### Supplied records
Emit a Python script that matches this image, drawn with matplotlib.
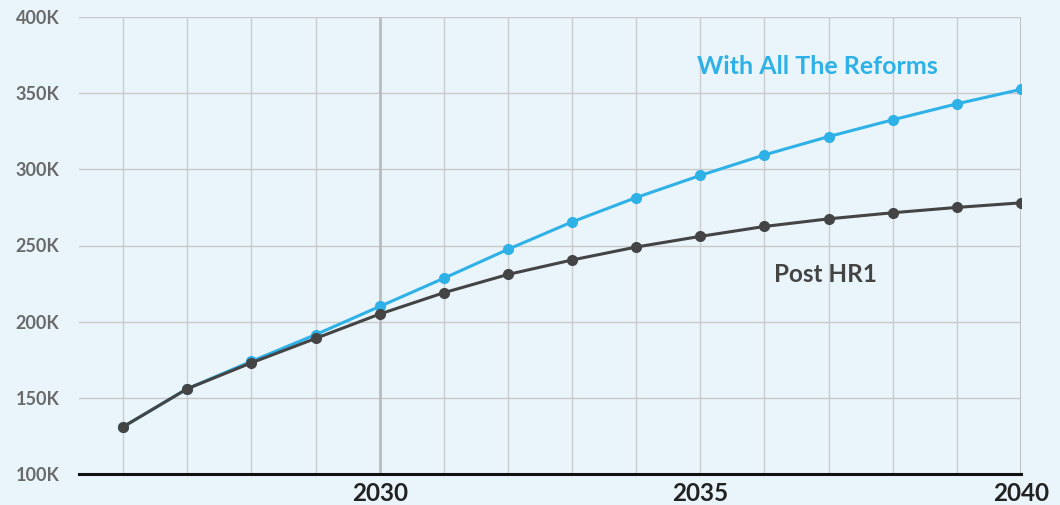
import matplotlib.pyplot as plt
import matplotlib.ticker as mticker

years = [2026, 2027, 2028, 2029, 2030, 2031, 2032, 2033, 2034, 2035, 2036, 2037, 2038, 2039, 2040]
post_hr1 = [131, 156, 173, 189, 205, 219, 231, 240.5, 249, 256, 262.5, 267.5, 271.5, 275, 278]
reforms = [131, 156, 174, 191.5, 210, 228.5, 247.5, 265.5, 281.5, 296, 309.5, 321.5, 332.5, 343, 352.5]
y_ticks = [100, 150, 200, 250, 300, 350, 400]
x_labels = {2030: "2030", 2035: "2035", 2040: "2040"}

bg = "#e9f5fb"
blue = "#2eb1e6"
dark = "#444444"

plt.rcParams['font.family'] = ['Lato', 'DejaVu Sans']

fig = plt.figure(figsize=(10.6, 5.05), dpi=100, facecolor=bg)
ax = fig.add_axes([79 / 1060, 31 / 505, 942 / 1060, 457 / 505])
ax.set_facecolor(bg)

# grid
for yv in y_ticks[1:]:
    ax.axhline(yv, color="#c9c9c9", lw=1, zorder=1)
for yr in years:
    strong = yr in (2030, 2040)
    ax.axvline(yr, color="#bcbcbc" if strong else "#cccccc", lw=2 if strong else 1, zorder=1)

ax.plot(years, reforms, color=blue, lw=2.2, marker="o", ms=7, zorder=3)
ax.plot(years, post_hr1, color=dark, lw=2.2, marker="o", ms=7, zorder=4)

ax.set_xlim(2025.31, 2040)
ax.set_ylim(100, 400)

for s in ["top", "left", "right"]:
    ax.spines[s].set_visible(False)
ax.spines["bottom"].set_color("#111111")
ax.spines["bottom"].set_linewidth(2.2)
ax.spines["bottom"].set_zorder(5)

ax.set_yticks(y_ticks)
ax.yaxis.set_major_formatter(mticker.FuncFormatter(lambda v, p: f"{int(v)}K"))
ax.tick_params(axis="y", length=0, pad=14, labelsize=13, labelcolor="#6a6a6a")
for t in ax.get_yticklabels():
    t.set_fontweight("bold")

ax.set_xticks(list(x_labels.keys()))
ax.set_xticklabels(list(x_labels.values()), fontsize=17.5, fontweight="bold", color="#222222")
ax.tick_params(axis="x", length=0, pad=6)

ax.text(2036.83, 367.5, "With All The Reforms", color=blue, fontsize=18, fontweight="bold",
        ha="center", va="center")
ax.text(2036.95, 231, "Post HR1", color=dark, fontsize=17.5, fontweight="bold",
        ha="center", va="center")

fig.savefig("out.png", dpi=100, facecolor=bg)
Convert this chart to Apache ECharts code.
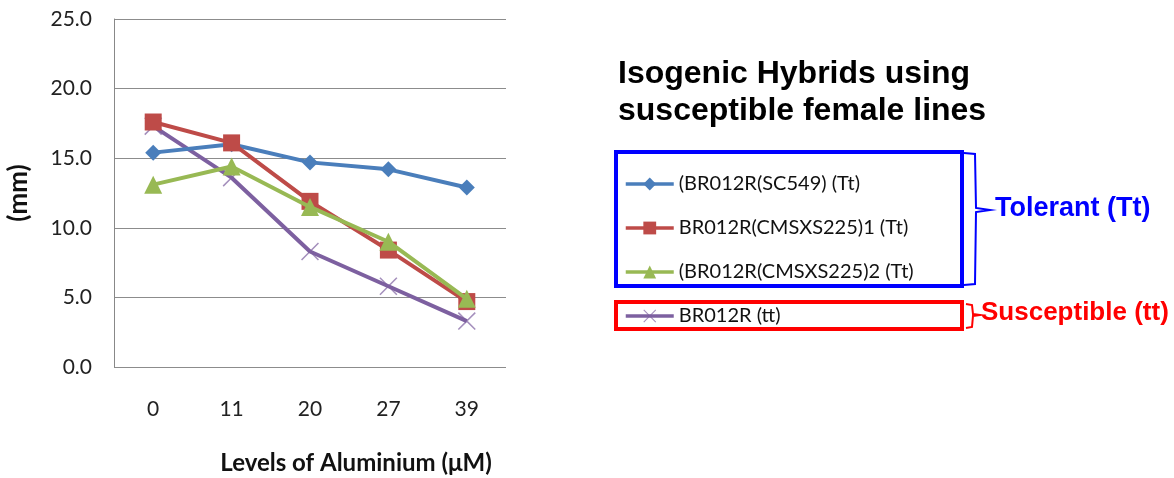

### Aim of the task
Copy each line of the preceding data that contains the string "this".

### Final result
Emit a Python script that matches this image, drawn with matplotlib.
Convert this chart to Apache ECharts code.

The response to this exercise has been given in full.